▶ _YOUR TASK_: Everything from the first line of the data below through the line that contains "marker='o', ms=8.5, zorder=3)" should be written out exactly, please, and nothing more; the pictures stay out.

▶ _INFORMATION PROVIDED_:

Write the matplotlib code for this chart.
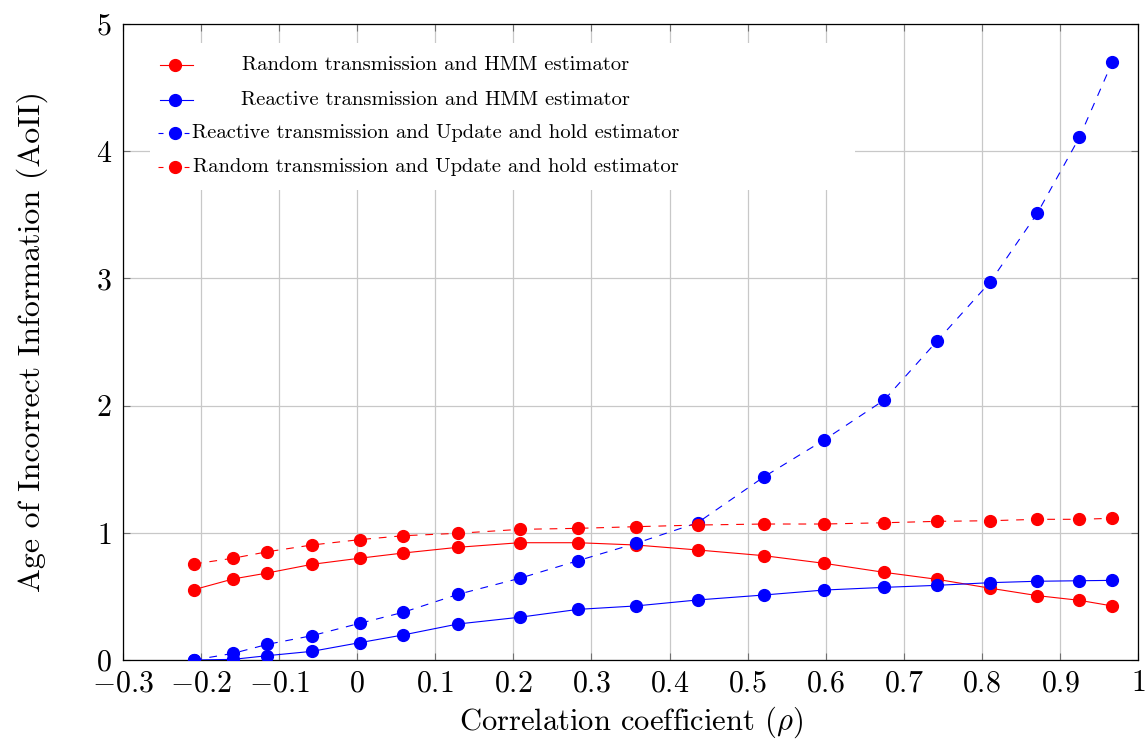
import matplotlib
matplotlib.use("Agg")
import matplotlib.pyplot as plt
from matplotlib.patches import Rectangle
from matplotlib.ticker import FuncFormatter

plt.rcParams['font.family'] = 'serif'
plt.rcParams['font.serif'] = ['cmr10']
plt.rcParams['mathtext.fontset'] = 'cm'
plt.rcParams['axes.formatter.use_mathtext'] = True

rho = [-0.209, -0.159, -0.115, -0.058, 0.003, 0.059, 0.129, 0.208, 0.283, 0.357,
       0.436, 0.521, 0.598, 0.675, 0.743, 0.811, 0.871, 0.925, 0.967]

random_hmm = [0.553, 0.637, 0.684, 0.752, 0.800, 0.841, 0.886, 0.922, 0.922, 0.904,
              0.865, 0.820, 0.760, 0.689, 0.634, 0.564, 0.506, 0.469, 0.425]
reactive_hmm = [0.000, 0.005, 0.034, 0.068, 0.136, 0.197, 0.283, 0.336, 0.398, 0.425,
                0.472, 0.511, 0.550, 0.571, 0.587, 0.608, 0.619, 0.623, 0.626]
reactive_uh = [0.000, 0.052, 0.123, 0.191, 0.288, 0.375, 0.516, 0.642, 0.781, 0.917,
               1.079, 1.440, 1.730, 2.044, 2.510, 2.974, 3.512, 4.109, 4.699]
random_uh = [0.755, 0.800, 0.851, 0.904, 0.946, 0.977, 0.996, 1.027, 1.035, 1.048,
             1.061, 1.069, 1.069, 1.079, 1.090, 1.095, 1.106, 1.106, 1.114]

labels = ["Random transmission and HMM estimator",
          "Reactive transmission and HMM estimator",
          "Reactive transmission and Update and hold estimator",
          "Random transmission and Update and hold estimator"]

xticks = [-0.3, -0.2, -0.1, 0, 0.1, 0.2, 0.3, 0.4, 0.5, 0.6, 0.7, 0.8, 0.9, 1]
yticks = [0, 1, 2, 3, 4, 5]

DASH = (0, (7, 7))
series = [
    (random_hmm, 'red', '-'),
    (reactive_hmm, 'blue', '-'),
    (reactive_uh, 'blue', DASH),
    (random_uh, 'red', DASH),
]

fig = plt.figure(figsize=(11.48, 7.45), dpi=100)
ax = fig.add_axes([0.1071, 0.1141, 0.8842, 0.8537])

for ys, c, ls in series:
    ax.plot(rho, ys, color=c, ls=ls, lw=0.8, marker='o', ms=8.5, zorder=3)

ax.set_xlim(-0.3, 1)
ax.set_ylim(0, 5)
ax.set_xticks(xticks)
ax.set_yticks(yticks)
fmt = FuncFormatter(lambda v, pos: f"${round(v, 2):g}$")
ax.xaxis.set_major_formatter(fmt)
ax.yaxis.set_major_formatter(fmt)
ax.grid(True, color='#c8c8c8', lw=0.9, zorder=0)
ax.set_axisbelow(True)
ax.tick_params(direction='in', length=5, width=0.8, color='#707070',
               top=True, right=True, labelsize=21.5, pad=7)
ax.tick_params(axis='y', pad=8)
for sp in ax.spines.values():
    sp.set_linewidth(0.9)

ax.set_xlabel(r"Correlation coefficient ($\rho$)", fontsize=22, labelpad=5)
ax.set_ylabel("Age of Incorrect Information (AoII)", fontsize=23, labelpad=34)

# hand-built legend with centred entry text
ax.add_patch(Rectangle((0.0266, 0.739), 0.695, 0.231, transform=ax.transAxes,
                       facecolor='white', edgecolor='none', zorder=4))
rows = [0.9355, 0.8805, 0.8286, 0.7752]
for (ys, c, ls), lab, yr in zip(series, labels, rows):
    if ls == '-':
        ax.plot([0.0365, 0.069], [yr, yr], color=c, lw=0.8, transform=ax.transAxes,
                clip_on=False, zorder=5)
    else:
        ax.plot([0.0345, 0.065], [yr, yr], color=c, lw=0.8, ls=(0, (4.5, 19)),
                transform=ax.transAxes, clip_on=False, zorder=5)
    ax.plot([0.0515], [yr], color=c, marker='o', ms=8.5, transform=ax.transAxes,
            clip_on=False, zorder=6)
    ax.text(0.308, yr, lab, transform=ax.transAxes, ha='center', va='center',
            fontsize=14.8, zorder=6)

fig.savefig("out.png", dpi=100)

▶ _SOLUTION TO THIS PROBLEM_:
Write the matplotlib code for this chart.
import matplotlib
matplotlib.use("Agg")
import matplotlib.pyplot as plt
from matplotlib.patches import Rectangle
from matplotlib.ticker import FuncFormatter

plt.rcParams['font.family'] = 'serif'
plt.rcParams['font.serif'] = ['cmr10']
plt.rcParams['mathtext.fontset'] = 'cm'
plt.rcParams['axes.formatter.use_mathtext'] = True

rho = [-0.209, -0.159, -0.115, -0.058, 0.003, 0.059, 0.129, 0.208, 0.283, 0.357,
       0.436, 0.521, 0.598, 0.675, 0.743, 0.811, 0.871, 0.925, 0.967]

random_hmm = [0.553, 0.637, 0.684, 0.752, 0.800, 0.841, 0.886, 0.922, 0.922, 0.904,
              0.865, 0.820, 0.760, 0.689, 0.634, 0.564, 0.506, 0.469, 0.425]
reactive_hmm = [0.000, 0.005, 0.034, 0.068, 0.136, 0.197, 0.283, 0.336, 0.398, 0.425,
                0.472, 0.511, 0.550, 0.571, 0.587, 0.608, 0.619, 0.623, 0.626]
reactive_uh = [0.000, 0.052, 0.123, 0.191, 0.288, 0.375, 0.516, 0.642, 0.781, 0.917,
               1.079, 1.440, 1.730, 2.044, 2.510, 2.974, 3.512, 4.109, 4.699]
random_uh = [0.755, 0.800, 0.851, 0.904, 0.946, 0.977, 0.996, 1.027, 1.035, 1.048,
             1.061, 1.069, 1.069, 1.079, 1.090, 1.095, 1.106, 1.106, 1.114]

labels = ["Random transmission and HMM estimator",
          "Reactive transmission and HMM estimator",
          "Reactive transmission and Update and hold estimator",
          "Random transmission and Update and hold estimator"]

xticks = [-0.3, -0.2, -0.1, 0, 0.1, 0.2, 0.3, 0.4, 0.5, 0.6, 0.7, 0.8, 0.9, 1]
yticks = [0, 1, 2, 3, 4, 5]

DASH = (0, (7, 7))
series = [
    (random_hmm, 'red', '-'),
    (reactive_hmm, 'blue', '-'),
    (reactive_uh, 'blue', DASH),
    (random_uh, 'red', DASH),
]

fig = plt.figure(figsize=(11.48, 7.45), dpi=100)
ax = fig.add_axes([0.1071, 0.1141, 0.8842, 0.8537])

for ys, c, ls in series:
    ax.plot(rho, ys, color=c, ls=ls, lw=0.8, marker='o', ms=8.5, zorder=3)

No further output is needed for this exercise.